Amodu was Nigeria’s greatest indigenous coach, says Fuludu
Former Super Eagles winger and member of the Tunisia ’94 AFCON winning squad, Edema Fuludu says it would be difficult for Nigeria to get a replacement for the late Coach Shuaibu Amodu, who died on June 10, 2016. He described Amodu as Nigeria’s ‘greatest’ ever football coach.
Amodu, who qualified the Super Eagles for the FIFA World Cup in 2002 and 2010, but did not attend the competitions, died at the age of 58, three days after his former assistant, Stephen Keshi passed on. Amodu also qualified the Beach Soccer Eagles for the 2006 FIFA Beach Soccer World Cup, but refused to travel to Brazil. He led the Super Eagles to win a bronze medal at Angola 2010 African Nations Cup.
Fuludu, who played under the tutelage of Coach Amodu at BCC Lions of Gboko in 1990, joined thousands of Nigerians, who paid tributes to Amodu on the fourth year anniversary of his dearth.
“Amodu gave me a different perspective on player/coach relationship,” Fuludu told The Guardian yesterday. “He was never a taskmaster like other coaches. His management style was democratic and motivational. He was nobody’s enemy.”
At BCC Lions, Fuludu joined a crack squad of players assembled by Coach Amodu to win the African Cup Winners Cup competition, also known as the Mandela Cup in 1990. In that team were players like Moses Kpakor, Humphrey Jebba, Amir Angwe, Bolaji Douglas and Sam Pam, and they defeated the usually hard-to-beat North African giant, Club Africaine of Tunisia 4-1 on aggregate with Fuludu scoring one of the goals. The team went all the way to the final the second year before losing to Dynamos FC of Zimbabwe 5-4 on aggregate.

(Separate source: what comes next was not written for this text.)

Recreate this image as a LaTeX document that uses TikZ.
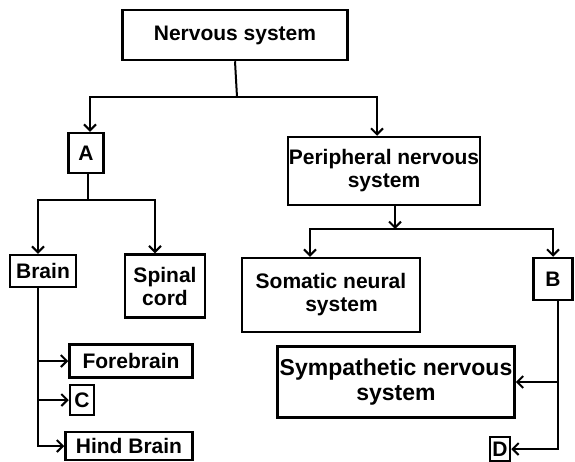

Looking back to his days with the late Coach Amodu at BCC Lions, Fuludu, who is Delta FA chairman said: “There are too many positives on Amodu. I must admit that Amodu was generous to a fault when it comes to giving out his hard earned money to those who call on him. I called him ‘the prof’.
Fuludu, who was one of two home-based players that made coach Clemens Westerhof’s Super Eagles’ squad to Tunisia ’94, added: “Amodu was good at advising his players and seeking their advice if the need arose. The country’s refusal to allow him take the Super Eagles to two FIFA World Cup competitions after getting the tickets for Nigeria was political because I think Amodu was very vocal as a coach. He knows his onions and that is what the powers that be did not like. It is very unfortunate.”
Shuaibu Amodu was NFF Technical Director when he died in his sleep after complaining of chest pains in 2016. The news of his death was a rude shock to many Nigerians, who were still mourning former Nigeria captain and coach, Stephen Keshi.